Building relationships with clients and having effective interactions is key to success in growing a service-oriented business.
Many authors don’t just write, they also provide services to other authors and to various writing clients. Learning how to interact with clients on a professional level can help you develop strong relationships with clients and grow your writing business.
The Importance of Working with Clients
As an editor, copywriter, ghostwriter, freelancer writer, etc., you will interact with clients on a regular basis during a project. The better those interactions go, the better the overall project will go as well.
It is critical that writers understand the importance of working with clients and the level of professionalism expected by clients. Clients who feel they are not valued or respected are unlikely to come back for another project with you.
An inability to interact with clients professionally will likely result in being awarded fewer projects. The writing community is small and reputations matter a great deal. If clients are unwilling to work with a service provider, other writers will hear about it fairly quickly.
Providing the client with excellent customer service, no matter the situation, is key a successful service-oriented business.
The Importance of Great Communication with Clients
Working with clients is all about building relationships. Like any relationship, effective communication improves the chances of building a strong relationship with your clients. Developing great relationships with clients helps to ensure repeat business. Repeat customers help the overall business and helps individual writers have more consistent work.
Poor communication leads to confusion, hurt feelings, dissatisfaction, and unfulfilled needs. Expectations should be communicated clearly at the beginning of the project to ensure you can meet them and that the client knows what product or service you will be providing and how and when it will be provided. This should include updates and progress reports.
Effective Communication when Getting to Know Clients
Monitoring tone is important in both verbal and written communication. It’s easier to interpret tone when a message is spoken, but if a new client is not familiar with you personally, jokes or sarcasm might not be taken in the right way.
In written communication, tone is even more easily be misconstrued. Be aware of how your words might be taken by someone who is still not yet familiar with you and your style of communication.
Connotation is the non-definition meaning people attach to words or ideas. Everyone has different connotations, making word choice extremely important in written messages where body language or vocal tone is absent. If you tend to use humor or sarcasm, these are especially in danger of being misinterpreted. Be cautious of using too much of this type of language when first getting to know a client.
Choose words that are universal and harder to misinterpret when explaining what services you will provide and the process you will use to complete the project.
It is also important to use concise language to communicate an issue or problem so the client knows exactly what is going on and how you intend to fix it. The more clearly the problem is defined, the more easily the client will be able to offer useful information to address it as well.

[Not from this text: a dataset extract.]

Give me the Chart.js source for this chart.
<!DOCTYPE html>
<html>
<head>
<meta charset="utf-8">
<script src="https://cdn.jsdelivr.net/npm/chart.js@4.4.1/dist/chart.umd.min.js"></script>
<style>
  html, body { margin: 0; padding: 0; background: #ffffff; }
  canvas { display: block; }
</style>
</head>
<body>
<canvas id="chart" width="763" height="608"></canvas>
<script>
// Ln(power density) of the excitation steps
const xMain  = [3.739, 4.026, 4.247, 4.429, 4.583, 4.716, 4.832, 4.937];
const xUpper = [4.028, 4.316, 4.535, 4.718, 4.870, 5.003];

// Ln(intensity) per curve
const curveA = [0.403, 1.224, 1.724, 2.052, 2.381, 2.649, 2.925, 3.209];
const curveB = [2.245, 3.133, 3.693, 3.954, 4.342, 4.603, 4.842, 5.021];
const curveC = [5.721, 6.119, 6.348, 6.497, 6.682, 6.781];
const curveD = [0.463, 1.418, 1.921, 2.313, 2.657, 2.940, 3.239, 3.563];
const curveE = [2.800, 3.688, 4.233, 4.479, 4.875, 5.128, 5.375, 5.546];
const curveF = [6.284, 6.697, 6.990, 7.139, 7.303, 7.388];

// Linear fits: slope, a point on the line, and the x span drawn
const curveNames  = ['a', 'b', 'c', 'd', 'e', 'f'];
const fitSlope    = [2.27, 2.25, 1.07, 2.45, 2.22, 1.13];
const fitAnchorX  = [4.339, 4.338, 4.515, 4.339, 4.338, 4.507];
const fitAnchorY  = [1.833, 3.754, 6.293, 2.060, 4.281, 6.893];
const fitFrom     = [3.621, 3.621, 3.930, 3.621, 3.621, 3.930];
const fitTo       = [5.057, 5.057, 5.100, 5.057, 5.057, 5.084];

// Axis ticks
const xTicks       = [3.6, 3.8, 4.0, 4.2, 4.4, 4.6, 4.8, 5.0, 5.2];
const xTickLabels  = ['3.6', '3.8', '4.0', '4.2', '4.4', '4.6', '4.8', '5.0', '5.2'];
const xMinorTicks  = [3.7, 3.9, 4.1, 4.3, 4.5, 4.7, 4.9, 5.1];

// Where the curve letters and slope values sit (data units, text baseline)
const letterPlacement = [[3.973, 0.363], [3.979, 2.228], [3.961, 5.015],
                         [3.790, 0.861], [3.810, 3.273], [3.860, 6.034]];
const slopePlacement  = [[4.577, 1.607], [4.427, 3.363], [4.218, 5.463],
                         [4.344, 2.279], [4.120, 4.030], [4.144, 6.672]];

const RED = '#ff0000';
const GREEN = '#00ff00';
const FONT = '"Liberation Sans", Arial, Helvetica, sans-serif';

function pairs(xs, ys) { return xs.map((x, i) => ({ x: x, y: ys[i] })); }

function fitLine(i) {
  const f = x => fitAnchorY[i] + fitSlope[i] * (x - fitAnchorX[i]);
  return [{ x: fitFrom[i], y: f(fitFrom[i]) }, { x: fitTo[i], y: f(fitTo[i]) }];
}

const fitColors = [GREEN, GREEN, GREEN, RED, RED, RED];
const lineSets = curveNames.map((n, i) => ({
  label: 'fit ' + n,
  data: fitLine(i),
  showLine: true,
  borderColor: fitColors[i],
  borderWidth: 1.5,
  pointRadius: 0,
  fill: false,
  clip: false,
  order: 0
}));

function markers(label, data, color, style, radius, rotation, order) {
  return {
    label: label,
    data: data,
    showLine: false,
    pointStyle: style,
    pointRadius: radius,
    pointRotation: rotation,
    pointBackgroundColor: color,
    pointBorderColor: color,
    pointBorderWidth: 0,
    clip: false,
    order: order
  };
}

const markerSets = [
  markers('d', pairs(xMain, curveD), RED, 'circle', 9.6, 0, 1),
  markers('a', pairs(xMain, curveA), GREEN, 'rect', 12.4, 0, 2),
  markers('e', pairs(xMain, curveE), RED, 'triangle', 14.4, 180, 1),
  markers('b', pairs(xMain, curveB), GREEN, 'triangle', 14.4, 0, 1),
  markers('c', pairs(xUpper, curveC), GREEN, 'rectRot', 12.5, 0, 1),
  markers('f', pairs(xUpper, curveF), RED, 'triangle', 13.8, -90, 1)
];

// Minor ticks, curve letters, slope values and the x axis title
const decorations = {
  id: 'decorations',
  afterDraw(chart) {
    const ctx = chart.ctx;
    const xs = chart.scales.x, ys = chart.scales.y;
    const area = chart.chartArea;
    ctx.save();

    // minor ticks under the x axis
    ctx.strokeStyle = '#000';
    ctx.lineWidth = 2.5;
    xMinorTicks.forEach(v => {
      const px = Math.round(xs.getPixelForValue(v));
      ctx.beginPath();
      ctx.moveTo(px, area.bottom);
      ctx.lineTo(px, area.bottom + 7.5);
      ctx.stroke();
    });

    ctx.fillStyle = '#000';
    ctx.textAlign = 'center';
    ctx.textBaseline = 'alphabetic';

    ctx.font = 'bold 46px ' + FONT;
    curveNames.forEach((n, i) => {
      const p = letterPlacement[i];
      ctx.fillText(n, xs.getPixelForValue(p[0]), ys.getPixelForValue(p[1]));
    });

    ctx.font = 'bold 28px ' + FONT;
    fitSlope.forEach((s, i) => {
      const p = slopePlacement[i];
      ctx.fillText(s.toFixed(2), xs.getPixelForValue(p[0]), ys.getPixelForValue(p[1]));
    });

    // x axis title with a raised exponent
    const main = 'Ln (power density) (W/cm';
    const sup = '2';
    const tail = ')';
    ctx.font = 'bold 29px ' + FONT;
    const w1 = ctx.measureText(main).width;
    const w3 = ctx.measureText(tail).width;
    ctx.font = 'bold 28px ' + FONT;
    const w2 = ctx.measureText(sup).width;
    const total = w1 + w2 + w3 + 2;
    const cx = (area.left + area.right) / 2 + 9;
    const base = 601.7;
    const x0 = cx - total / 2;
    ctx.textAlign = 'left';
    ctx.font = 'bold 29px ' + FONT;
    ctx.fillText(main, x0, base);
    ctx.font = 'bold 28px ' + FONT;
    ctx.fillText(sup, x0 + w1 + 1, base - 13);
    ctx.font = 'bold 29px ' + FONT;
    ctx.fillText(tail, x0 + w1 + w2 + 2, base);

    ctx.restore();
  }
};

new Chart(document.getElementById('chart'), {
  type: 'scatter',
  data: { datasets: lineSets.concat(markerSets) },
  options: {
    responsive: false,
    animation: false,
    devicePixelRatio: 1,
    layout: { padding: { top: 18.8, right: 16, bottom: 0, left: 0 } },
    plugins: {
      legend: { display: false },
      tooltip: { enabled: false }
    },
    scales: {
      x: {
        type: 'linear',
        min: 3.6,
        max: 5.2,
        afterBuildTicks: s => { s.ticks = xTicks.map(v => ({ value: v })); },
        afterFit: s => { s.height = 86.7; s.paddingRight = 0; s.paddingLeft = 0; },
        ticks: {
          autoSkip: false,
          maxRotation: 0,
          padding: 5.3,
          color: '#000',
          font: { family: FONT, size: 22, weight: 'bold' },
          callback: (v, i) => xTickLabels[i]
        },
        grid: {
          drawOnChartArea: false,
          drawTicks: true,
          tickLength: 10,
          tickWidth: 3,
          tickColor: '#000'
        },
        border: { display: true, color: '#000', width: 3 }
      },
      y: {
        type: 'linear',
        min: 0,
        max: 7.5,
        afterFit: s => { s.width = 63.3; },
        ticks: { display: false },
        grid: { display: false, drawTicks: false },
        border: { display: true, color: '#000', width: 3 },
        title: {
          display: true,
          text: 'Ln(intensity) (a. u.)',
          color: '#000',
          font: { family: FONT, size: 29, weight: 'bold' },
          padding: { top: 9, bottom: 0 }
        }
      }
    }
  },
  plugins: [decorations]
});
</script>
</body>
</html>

Working Through Problems with Clients
Be friendly and polite in all situations, even if a client is being difficult to work with or manage. Any message, including and especially problems, that communicated in a friendly, upbeat, and personable way are more likely to be received favorably. This will make finding solutions and working through the problem much less challenging.
Never use language that places blame or attacks the client. If information or materials are missing from what the client was supposed to provide, politely remind him or her that they are needed and ask when you can expect them. Make suggestions in a manner that offers a solution rather than simply stating a problem.

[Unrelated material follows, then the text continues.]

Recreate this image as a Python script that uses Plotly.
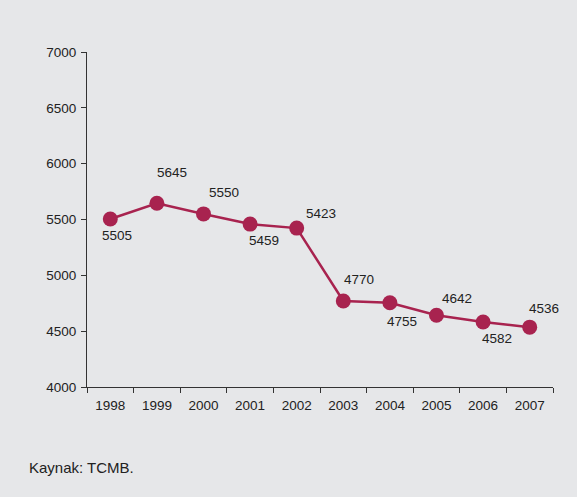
import plotly.graph_objects as go

years = ["1998", "1999", "2000", "2001", "2002", "2003", "2004", "2005", "2006", "2007"]
values = [5505, 5645, 5550, 5459, 5423, 4770, 4755, 4642, 4582, 4536]
label_dx = [7, 15, 20, 14, 24, 16, 12, 20, 14, 14]
label_dy = [-17, 31, 21, -16, 15, 22, -19, 17, -16, 19]

color = "#a8234f"
bg = "#e6e7e9"
fnt = "Liberation Sans, Arial"

fig = go.Figure()
fig.add_trace(go.Scatter(
    x=years, y=values, mode="lines+markers",
    line=dict(color=color, width=2.5),
    marker=dict(color=color, size=15),
    hoverinfo="x+y", showlegend=False,
))

for i, (v, dx, dy) in enumerate(zip(values, label_dx, label_dy)):
    fig.add_annotation(x=i, y=v, xref="x", yref="y", text=str(v), showarrow=False,
                       xshift=dx, yshift=dy,
                       font=dict(family=fnt, size=13.5, color="#222"))

fig.add_annotation(xref="paper", yref="paper", x=0, y=0, xanchor="left", yanchor="middle",
                   xshift=-60, yshift=-80, text="Kaynak: TCMB.", showarrow=False,
                   font=dict(family=fnt, size=15, color="#222"))

fig.update_layout(
    width=577, height=497,
    margin=dict(l=87, r=24, t=52, b=110),
    paper_bgcolor=bg, plot_bgcolor=bg,
    font=dict(family=fnt, size=13.5, color="#222"),
    xaxis=dict(type="category", range=[-0.5, 9.5], tickson="boundaries",
               ticks="outside", ticklen=5, tickcolor="#333", showline=True,
               linecolor="#333", linewidth=1, showgrid=False, zeroline=False,
               ticklabelstandoff=6, tickfont=dict(size=13.5)),
    yaxis=dict(range=[4000, 7000], dtick=500, ticks="outside", ticklen=5,
               tickcolor="#333", showline=True, linecolor="#333", linewidth=1,
               showgrid=False, zeroline=False, ticklabelstandoff=2, tickfont=dict(size=13.5)),
)

fig.write_html("out.html")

Ask for feedback on suggestions when problems are encountered. Show genuine interest in the client’s thoughts and reasoning, even if they are difference from your own ideas or plans for addressing an issue. Because clients are most familiar with a projects, they will have unique insights.
If a client disagrees with your plan of action or proposed solutions, acknowledge their input and accept their final decision graciously. You are providing a service, but the ultimate outcome of the project is his or her decision.

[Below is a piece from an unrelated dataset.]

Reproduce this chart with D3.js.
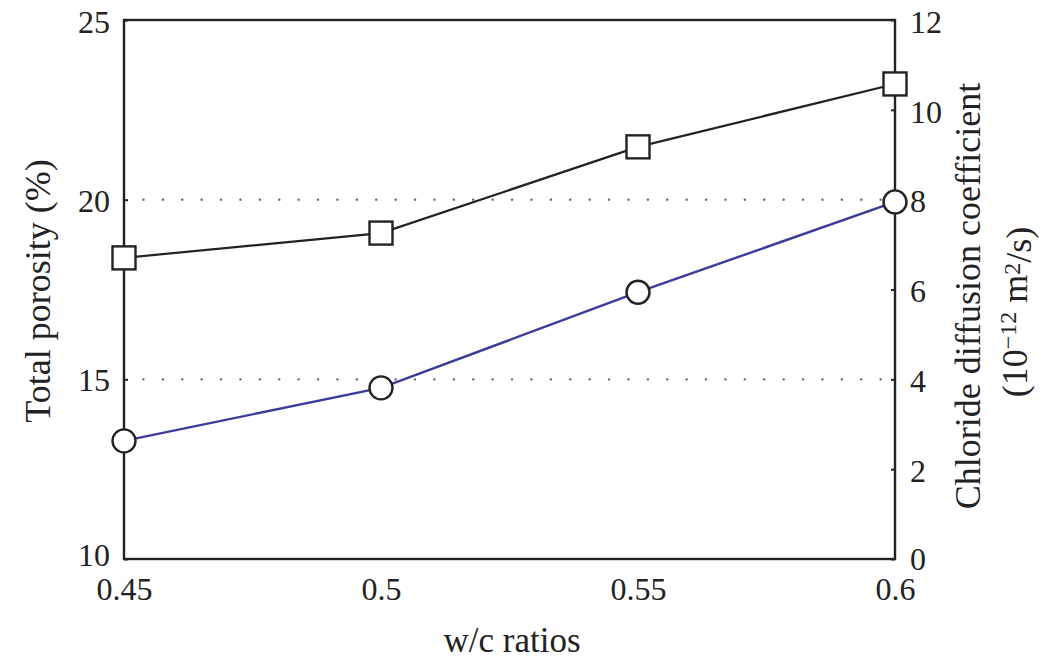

Always use basic manner, such as please and thank you, in your communications. Not getting along with a client doesn’t mean it’s okay to be disrespectful or rude.
Telling Clients “No”
Saying no to a client is always challenging, but it will almost always go better if you can find a way to reject an idea in a positive way.
There may be times when a client wants something that go against a retailer’s policies, client or genre expectations, or will be detrimental to a projects success. It is an important skill to be able to explain why an idea won’t work in a positive and respectful way.
Avoid actually saying the word “no” when possible. A better approach is to fully explain the problem. For instance, explicit sex scenes int eh first chapter, rape or incest as a main storyline, and similar taboos will go against many retailer’s terms of service and block a book from being published or prevent it from being found by customers.
Once you fully explain the problem, back up your reasoning with facts and data when possible. Amazon categorizes books with explicit sex in the first 25% of the book as erotica and will bury it, and most retailers will remove books containing incest or rape as a main storyline. Explaining this policies can help a client understand why a project element will harm its overall success.
Offer a solution to the problem after presenting it. The client may need to add more character development in early chapter to push explicit sex further back, and alter a storyline to remove unacceptable or banned taboo topics.
If a client is unwilling to change or alter a project element that you know will hurt the project’s success, it may be necessary to end the relationship. Do so politely and with explicit reasons of why you have reached an impasse. Not every partnership is a good fit, and it is better to end what isn’t working than let it devolve into unprofessionalism.